During his time at Brook, Blake was frequently quoted in the media and appeared to relish the attention. So won't he miss such a high profile when working for an organisation where the student president generally does the star turns? He replies that part of the attraction of the role was the "shared leadership model" and the fact that the students represent themselves. He also points out that Brook increasingly became driven by the "views and voices of young people" during his time there.
Until he stepped down in May after seven years, Blake had chaired Compact Voice, the representative body that encourages effective partnerships between the voluntary sector and national and local government through the use of the Compact agreement. The Compact has been heavily criticised by some for failing to get a fairer deal for the voluntary sector. Blake disputes that the Compact has failed. "The basic principles are still valid," he says. "It has also played a major role in achieving some of the changes that have been made, such as improvements in commissioning guidance, procurement legislation and the introduction of the social value act.
"Could we have shouted more about when it was broken? Yes, but would that have had more benefit? I don't think so. It was never going to save every community group."
Blake is critical of the lobbying act and the restrictions it places on charity campaigning in the run-up to elections. He joined the NUS only two days before the general election, but says that the act was high on the agenda for the charity. "It doesn't do what it was designed to do," he says. "It created a situation where those who had the resources to get the right legal advice carried on doing what they would have done but at greater cost; but those who had less resources censored themselves, even if it didn't apply to them."
Taking on government
Charities have come under repeated attacks from politicians and the media in recent times over some of their fundraising methods. The NUS does not directly raise funds from the public, but Blake admits to being frustrated by the attacks. "Sometimes I just have to turn the Today programme off and say let's have a different conversation," he says. "It worries me that we often start from the position of mea culpa rather than a position of explaining what we do and how we do it – and that the solutions proposed are more about regulation than explanation. We have to find better ways to get people to understand."
Some in the sector have been disappointed by the response to such attacks by the leadership of infrastructure organisations such as the NCVO and the chief executives body Acevo. Blake says he's reluctant to judge people on the statements they make to the media, but adds: "I believe that they will have done things that have the sector's best interests at heart. But is it time to think about a fundamental repositioning in the way that we work with government? The answer is probably yes. If that's so, it will require much more coordination and collaboration between sector bodies to take on government properly when there are challenging issues that need to be tackled, resisted or protested about strongly."

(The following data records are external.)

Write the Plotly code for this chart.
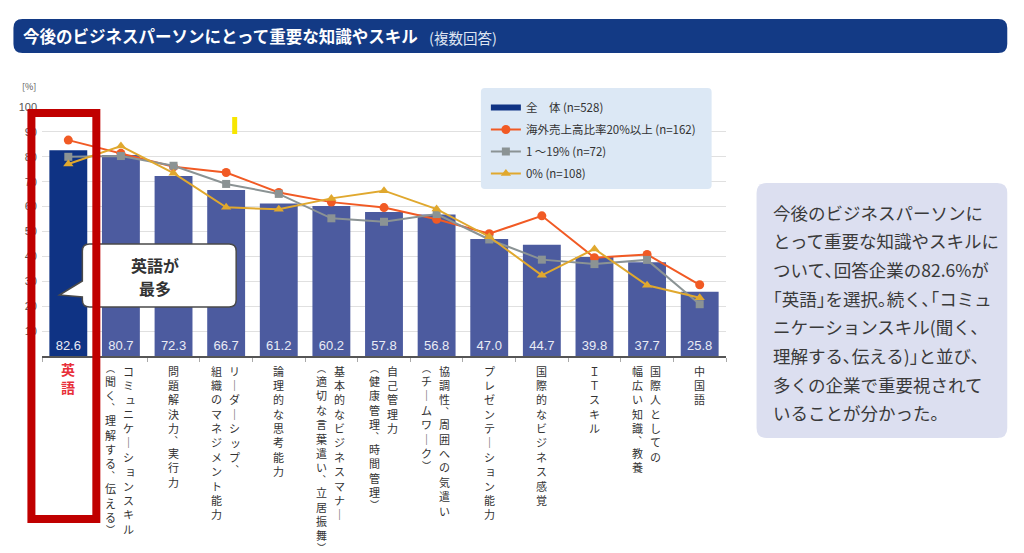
import plotly.graph_objects as go

# ---------------- data ----------------
categories = [
    "英語", "コミュニケーションスキル(聞く、理解する、伝える)", "問題解決力、実行力",
    "リーダーシップ、組織のマネジメント能力", "論理的な思考能力",
    "基本的なビジネスマナー(適切な言葉遣い、立居振舞)", "自己管理力(健康管理、時間管理)",
    "協調性、周囲への気遣い(チームワーク)", "プレゼンテーション能力", "国際的なビジネス感覚",
    "ITスキル", "国際人としての幅広い知識、教養", "中国語",
]
label_columns = [
    ["英語"],
    ["コミュニケーションスキル", "(聞く、理解する、伝える)"],
    ["問題解決力、実行力"],
    ["リーダーシップ、", "組織のマネジメント能力"],
    ["論理的な思考能力"],
    ["基本的なビジネスマナー", "(適切な言葉遣い、立居振舞)"],
    ["自己管理力", "(健康管理、時間管理)"],
    ["協調性、周囲への気遣い", "(チームワーク)"],
    ["プレゼンテーション能力"],
    ["国際的なビジネス感覚"],
    ["ＩＴスキル"],
    ["国際人としての", "幅広い知識、教養"],
    ["中国語"],
]
overall = [82.6, 80.7, 72.3, 66.7, 61.2, 60.2, 57.8, 56.8, 47.0, 44.7, 39.8, 37.7, 25.8]
overseas_20plus = [86.7, 81.4, 76.0, 73.7, 65.7, 61.8, 59.6, 54.9, 49.1, 56.3, 39.5, 40.8, 28.6]
overseas_1_19 = [80.0, 80.3, 76.4, 69.1, 65.1, 55.3, 53.9, 57.0, 46.8, 38.7, 36.9, 38.6, 20.8]
overseas_0 = [77.1, 84.3, 73.4, 59.7, 58.9, 63.3, 66.4, 59.0, 47.9, 32.4, 43.0, 28.4, 23.4]

series_names = ["全　体 (n=528)", "海外売上高比率20%以上 (n=162)", "1 ～19% (n=72)", "0% (n=108)"]
y_ticks = [10, 20, 30, 40, 50, 60, 70, 80, 90, 100]

title_main = "今後のビジネスパーソンにとって重要な知識やスキル"
title_sub = "(複数回答)"
note_lines = [
    "今後のビジネスパーソンに",
    "とって重要な知識やスキルに",
    "ついて､回答企業の82.6%が",
    "｢英語｣を選択｡続く､｢コミュ",
    "ニケーションスキル(聞く､",
    "理解する､伝える)｣と並び､",
    "多くの企業で重要視されて",
    "いることが分かった｡",
]
callout_lines = ["英語が", "最多"]

# ---------------- styles ----------------
NAVY = "#0f3384"
SLATE = "#4c5b9f"
ORANGE = "#f15a24"
GRAY = "#8b9394"
GOLD = "#e0a82e"
JP = "Noto Sans CJK JP"

# page body has an 8px margin: work in reference pixels, offset by 8
OX, OY = 8, 8
W, H = 1008, 545
L, R, T, B = 41.6, 726.4, 107, 356   # plot area in reference pixels


def px(x):
    return (x - L) / (R - L)


def py(y):
    return (B - y) / (B - T)


def path_from(points):
    s = ""
    for kind, *c in points:
        if kind == "Q":
            s += f"Q{px(c[0]):.5f},{py(c[1]):.5f} {px(c[2]):.5f},{py(c[3]):.5f} "
        else:
            s += f"{kind}{px(c[0]):.5f},{py(c[1]):.5f} "
    return s + "Z"


def rrect(x0, y0, x1, y1, r):
    return path_from([
        ("M", x0 + r, y0), ("L", x1 - r, y0), ("Q", x1, y0, x1, y0 + r),
        ("L", x1, y1 - r), ("Q", x1, y1, x1 - r, y1), ("L", x0 + r, y1),
        ("Q", x0, y1, x0, y1 - r), ("L", x0, y0 + r), ("Q", x0, y0, x0 + r, y0),
    ])


# vertical-writing glyph forms
VERT = {"ー": "｜", "、": "︑", "(": "︵", ")": "︶", "（": "︵", "）": "︶", "。": "︒"}
PUNCT = set("、。()（）")
SMALL = set("ッュョィャェァォゃゅょっ")
FULL_STEP = 14.4
PUNCT_STEP = 10.5


def vertical_chars(text, top):
    """Return (glyph, center_y_px, xshift, size) for a vertical column starting at `top`."""
    y = top
    out = []
    for ch in text:
        g = VERT.get(ch, ch)
        if ch in PUNCT:
            out.append((g, y + 3.5, 0, 9))
            y += PUNCT_STEP
        elif ch in SMALL:
            out.append((g, y + 5.0, 1.5, 11))
            y += FULL_STEP
        else:
            out.append((g, y + 5.5, 0, 11))
            y += FULL_STEP
    return out


fig = go.Figure()

fig.add_trace(go.Bar(
    x=categories, y=overall, width=0.72,
    marker=dict(color=[NAVY] + [SLATE] * (len(overall) - 1), line=dict(width=0)),
    text=[f"{v:.1f}" for v in overall], textposition="inside", insidetextanchor="start",
    textangle=0, textfont=dict(color="#e9ebf5", size=13, family="Liberation Sans"),
    showlegend=False, name=series_names[0],
))
fig.add_trace(go.Scatter(x=[None], y=[None], mode="lines", name=series_names[0],
                         line=dict(color=NAVY, width=6), legendgroup="a"))
fig.add_trace(go.Scatter(x=categories, y=overseas_20plus, mode="lines+markers", name=series_names[1],
                         line=dict(color=ORANGE, width=2), marker=dict(symbol="circle", size=9, color=ORANGE),
                         legendgroup="b"))
fig.add_trace(go.Scatter(x=categories, y=overseas_1_19, mode="lines+markers", name=series_names[2],
                         line=dict(color=GRAY, width=2), marker=dict(symbol="square", size=8, color=GRAY),
                         legendgroup="c"))
fig.add_trace(go.Scatter(x=categories, y=overseas_0, mode="lines+markers", name=series_names[3],
                         line=dict(color=GOLD, width=2), marker=dict(symbol="triangle-up", size=9, color=GOLD),
                         legendgroup="d"))

shapes = []
shapes.append(dict(type="path", xref="paper", yref="paper", path=rrect(13, 19, 1008, 53, 9),
                   fillcolor="#133a85", line=dict(width=0), layer="above"))
shapes.append(dict(type="path", xref="paper", yref="paper", path=rrect(481, 88, 712, 189, 4),
                   fillcolor="#dce8f5", line=dict(width=0), layer="above"))
shapes.append(dict(type="path", xref="paper", yref="paper", path=rrect(757, 183, 1008, 438, 10),
                   fillcolor="#dcdff0", line=dict(width=0), layer="above"))
cx0, cy0, cx1, cy1, cr = 82, 244, 236, 307, 7
shapes.append(dict(type="path", xref="paper", yref="paper", layer="above",
                   fillcolor="white", line=dict(color="#4a4a4a", width=1.5),
                   path=path_from([
                       ("M", cx0 + cr, cy0), ("L", cx1 - cr, cy0), ("Q", cx1, cy0, cx1, cy0 + cr),
                       ("L", cx1, cy1 - cr), ("Q", cx1, cy1, cx1 - cr, cy1), ("L", cx0 + cr, cy1),
                       ("Q", cx0, cy1, cx0, cy1 - cr), ("L", cx0, 297), ("L", 59, 295), ("L", cx0, 281),
                       ("L", cx0, cy0 + cr), ("Q", cx0, cy0, cx0 + cr, cy0),
                   ])))
shapes.append(dict(type="rect", xref="paper", yref="paper", x0=px(31), x1=px(96), y0=py(113), y1=py(519),
                   line=dict(color="#c00000", width=8), fillcolor="rgba(0,0,0,0)", layer="above"))
shapes.append(dict(type="rect", xref="paper", yref="paper", x0=px(232), x1=px(237), y0=py(117), y1=py(134),
                   line=dict(width=0), fillcolor="#f7e600", layer="above"))

ann = []
ann.append(dict(xref="paper", yref="paper", x=px(21), y=py(36), xanchor="left", yanchor="middle",
                text=f"<b>{title_main}</b>", showarrow=False, font=dict(family=JP, size=16.5, color="white")))
ann.append(dict(xref="paper", yref="paper", x=px(427), y=py(37), xanchor="left", yanchor="middle",
                text=title_sub, showarrow=False, font=dict(family=JP, size=14.5, color="#dfe5f2")))
ann.append(dict(xref="paper", yref="paper", x=px(20), y=py(87), xanchor="left", yanchor="middle",
                text="[%]", showarrow=False, font=dict(family=JP, size=9, color="#555555")))
for i, line in enumerate(note_lines):
    ann.append(dict(xref="paper", yref="paper", x=px(771), y=py(212 + i * 28.7), xanchor="left",
                    yanchor="middle", text=line, showarrow=False,
                    font=dict(family=JP, size=17.5, color="#3a3a3a")))
for i, line in enumerate(callout_lines):
    ann.append(dict(xref="paper", yref="paper", x=px(155), y=py(265 + i * 23), xanchor="center",
                    yanchor="middle", text=f"<b>{line}</b>", showarrow=False,
                    font=dict(family=JP, size=16, color="#333333")))
for i, (cat, cols) in enumerate(zip(categories, label_columns)):
    if i == 0:
        ann.append(dict(xref="x", yref="paper", x=cat, y=py(357), xanchor="center", yanchor="top",
                        text="<b>" + "<br>".join(cols[0]) + "</b>", showarrow=False,
                        font=dict(family=JP, size=14, color="#e8303a")))
        continue
    shifts = [0] if len(cols) == 1 else [8, -10]
    for col, sh in zip(cols, shifts):
        for g, yc, xs, fs in vertical_chars(col, 365):
            ann.append(dict(xref="x", yref="paper", x=cat, y=py(yc), xanchor="center", yanchor="middle",
                            xshift=sh + xs, text=g, showarrow=False,
                            font=dict(family=JP, size=fs, color="#333333")))

fig.update_layout(
    width=W, height=H,
    margin=dict(l=L - OX, r=W - (R - OX), t=T - OY, b=H - (B - OY), pad=0),
    paper_bgcolor="white", plot_bgcolor="white",
    font=dict(family=JP, color="#333333"),
    showlegend=True,
    legend=dict(x=px(486), y=py(93), xanchor="left", yanchor="top", bgcolor="rgba(0,0,0,0)",
                borderwidth=0, font=dict(family=JP, size=11.5, color="#333333"),
                itemwidth=30, traceorder="grouped", tracegroupgap=3),
    xaxis=dict(type="category", range=[-0.5, 12.5], showticklabels=False, ticks="outside",
               tickson="boundaries", ticklen=4, tickcolor="#aaaaaa", showline=True,
               linecolor="#555555", linewidth=1.5, showgrid=False, zeroline=False),
    yaxis=dict(range=[0, 100], tickvals=y_ticks, ticktext=[str(v) for v in y_ticks],
               showgrid=True, gridcolor="#e0e0e0", gridwidth=1, zeroline=False, showline=False,
               ticks="", ticklabelstandoff=4,
               tickfont=dict(family="Liberation Sans", size=11, color="#555555")),
    shapes=shapes, annotations=ann,
)

fig.write_html("out.html")
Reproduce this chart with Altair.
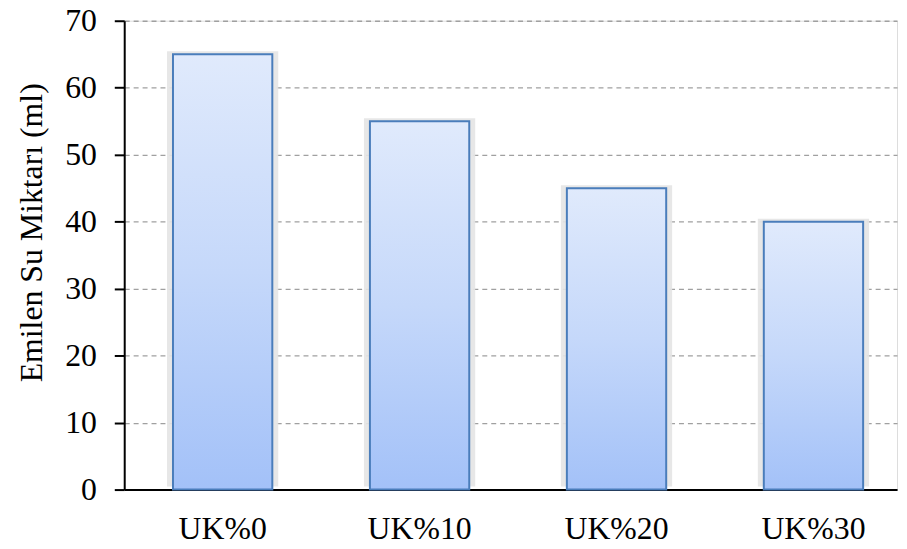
import altair as alt
import pandas as pd

categories = ["UK%0", "UK%10", "UK%20", "UK%30"]
values = [65, 55, 45, 40]
y_ticks = [0, 10, 20, 30, 40, 50, 60, 70]

df = pd.DataFrame({"kategori": categories, "deger": values})

FONT = "Liberation Serif"

x_enc = alt.X(
    "kategori:N",
    sort=categories,
    title=None,
    scale=alt.Scale(paddingInner=0.496, paddingOuter=0.21, align=0.59),
    axis=alt.Axis(
        labelAngle=0, ticks=False, grid=False, domainColor="black", domainWidth=2,
        labelFont=FONT, labelFontSize=32, labelColor="black", labelPadding=24,
    ),
)
y_enc = alt.Y(
    "deger:Q",
    title="Emilen Su Miktarı (ml)",
    scale=alt.Scale(domain=[0, 70], nice=False),
    axis=alt.Axis(
        values=y_ticks, grid=True, gridColor="#a0a0a0", gridDash=[5, 4], gridWidth=1.3,
        domainColor="black", domainWidth=2, tickColor="black", tickWidth=2, tickSize=10,
        labelFont=FONT, labelFontSize=32, labelColor="black", labelPadding=18,
        titleFont=FONT, titleFontSize=32, titleFontWeight="normal", titleColor="black",
        titleX=-83, titleY=213, titleBaseline="alphabetic", titleAngle=-90,
    ),
)

shadow = alt.Chart(df).mark_bar(
    size=112, color="#e4e4e4", opacity=0.9, yOffset=-3
).encode(x=x_enc, y=y_enc)

bars = alt.Chart(df).mark_bar(
    size=100,
    stroke="#4a7dbb",
    strokeWidth=2,
    color=alt.Gradient(
        gradient="linear",
        stops=[
            alt.GradientStop(color="#e0eafc", offset=0),
            alt.GradientStop(color="#c5d8fa", offset=0.5),
            alt.GradientStop(color="#a3c1f8", offset=1),
        ],
        x1=0, x2=0, y1=0, y2=1,
    ),
).encode(x=x_enc, y=y_enc)

chart = alt.layer(shadow, bars).properties(
    width=778,
    height=472,
    autosize=alt.AutoSizeParams(type="none"),
    padding={"left": 117, "top": 11, "right": 2, "bottom": 58},
).configure_view(stroke=None).configure(background="white")

chart.save("out.html", embed_options={"renderer": "svg", "actions": False})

For now his main priority is helping the NUS set priorities and achieve its aims, which is no small task, given that Blake says that "changing the world" is at the core of the charity's work. "One of the big issues at the moment is about the environment and divestment from fossil fuels. Between us, as a movement, we have to decide whether we put our resources there or whether is there something else we should be doing, such as protecting the disabled student allowance. Everyone says that you should do less and prioritise, but only as long as you prioritise what they want. That's the challenge."